One might not have needed to have Nostradamus-type qualities to predict that but seeing it happen makes it no less shocking.
After Northamptonshire CC issued a section 114 notice at the beginning of the year, concerns have been raised about the state of the finances of a number of other local authorities – from Torbay Council to Lancashire CC, via Somerset CC, Surrey CC and Birmingham City Council.
Warnings from some of the sector’s representative bodies have been getting louder too.
Rising demand in children’s and adults social care is placing unprecedented pressure on vital services.
Although the figures are alarming, the full extent of councils’ budget pressures will have been masked as extra in-year savings have already been found, or reserves have been used, to help cover some of the additional costs.

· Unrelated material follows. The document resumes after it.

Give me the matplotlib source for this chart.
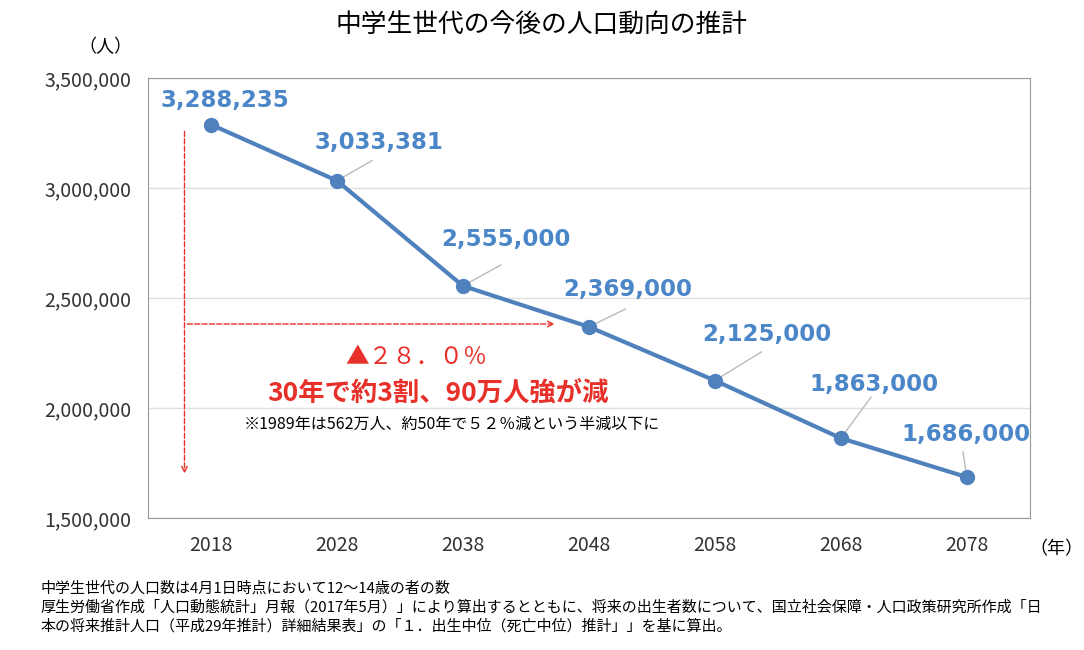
import matplotlib
matplotlib.use('Agg')
import matplotlib.pyplot as plt
import numpy as np

plt.rcParams['font.family'] = ['Noto Sans CJK JP', 'DejaVu Sans']

years = [2018, 2028, 2038, 2048, 2058, 2068, 2078]
pop = [3288235, 3033381, 2555000, 2369000, 2125000, 1863000, 1686000]
# ラベル位置 (x index, y)
label_pos = [(0.11, 3.40e6), (1.33, 3.209e6), (2.34, 2.768e6), (3.31, 2.541e6),
             (4.41, 2.336e6), (5.26, 2.109e6), (5.99, 1.882e6)]
leader_end = [None, (1.28, 3.125e6), (2.30, 2.65e6), (3.29, 2.45e6),
              (4.37, 2.255e6), (5.24, 2.05e6), (5.97, 1.80e6)]

blue = '#4F81BD'
lblue = '#4A86C8'
red = '#E8302A'

fig = plt.figure(figsize=(10.84, 6.5), dpi=100)
ax = fig.add_axes([0.1365, 0.203, 0.8135, 0.677])
x = np.arange(len(years))
ax.plot(x, pop, '-o', color=blue, linewidth=3, markersize=10, zorder=3)

for i, (v, (tx, ty)) in enumerate(zip(pop, label_pos)):
    if leader_end[i] is not None:
        ax.plot([x[i], leader_end[i][0]], [v, leader_end[i][1]], color='#BBBBBB', lw=1, zorder=2)
    ax.text(tx, ty, f'{v:,}', color=lblue, fontsize=16.5, fontweight='bold',
            ha='center', va='center', family=['DejaVu Sans'])

ax.set_xlim(-0.5, 6.5)
ax.set_ylim(1.5e6, 3.5e6)
ax.set_xticks(x)
ax.set_xticklabels([str(y) for y in years], fontsize=14)
ax.set_yticks(np.arange(1.5e6, 3.6e6, 5e5))
ax.set_yticklabels([f'{int(v):,}' for v in np.arange(1.5e6, 3.6e6, 5e5)], fontsize=14)
ax.tick_params(length=0, pad=12, colors='#333333')
ax.grid(True, axis='y', color='#E0E0E0', lw=1)
for s in ax.spines.values():
    s.set_color('#999999')

# 赤矢印
ax.annotate('', xy=(-0.21, 1.69e6), xytext=(-0.21, 3.27e6),
            arrowprops=dict(arrowstyle='->', color=red, ls='--', lw=1))
ax.annotate('', xy=(2.75, 2.382e6), xytext=(-0.21, 2.382e6),
            arrowprops=dict(arrowstyle='->', color=red, ls='--', lw=1))
ax.text(1.63, 2.23e6, '▲２８．０％', color=red, fontsize=17, ha='center', va='center')
ax.text(1.80, 2.065e6, '30年で約3割、90万人強が減', color=red, fontsize=19,
        fontweight='bold', ha='center', va='center')
ax.text(1.91, 1.925e6, '※1989年は562万人、約50年で５２％減という半減以下に',
        fontsize=11.5, ha='center', va='center')

fig.text(0.5, 0.962, '中学生世代の今後の人口動向の推計', fontsize=18.5, ha='center', va='center')
fig.text(0.097, 0.928, '（人）', fontsize=13, ha='center', va='center')
fig.text(0.95, 0.155, '（年）', fontsize=13, ha='left', va='center')
fig.text(0.037, 0.095, '中学生世代の人口数は4月1日時点において12～14歳の者の数', fontsize=10.8, va='center')
fig.text(0.037, 0.066, '厚生労働省作成「人口動態統計」月報（2017年5月）」により算出するとともに、将来の出生者数について、国立社会保障・人口政策研究所作成「日',
         fontsize=10.8, va='center')
fig.text(0.037, 0.036, '本の将来推計人口（平成29年推計）詳細結果表」の「１．出生中位（死亡中位）推計」」を基に算出。',
         fontsize=10.8, va='center')

fig.savefig('out.png', dpi=100)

While the budget pressures are categorised as an overspend, councils would argue they are underfunded. Local authorities have borne the brunt of austerity and, starved of adequate resources from central government, it is no surprise they are struggling to live within their means.
And yet LGC understands the government will not provide any extra funding for councils in next year’s spending review – widely seen by the sector experts as more crucial to councils’ financial futures than the outcome of the fair funding review.
That led Richard Watts (Lab), chair of the Local Government Association’s resources board, to say: “If the government fails to adequately fund local government there is a real risk to the future financial viability of some services and councils. Many local authorities will reach the point where they only have the funds to provide statutory responsibilities.”
A County Councils Network spokesman said the outlook for councils finances looks “undoubtedly bleak”, while London Councils ominously warned: “The financial position of councils is no longer sustainable.”
The financial crisis facing the sector is like a slow-motion car crash that is now in danger of turning into a pile-up. An emergency has been declared but it would appear help is not forthcoming, or at least not in a hurry. If it does not turn up soon, the chances of survival for some are slim and the outlook in general is very bleak indeed.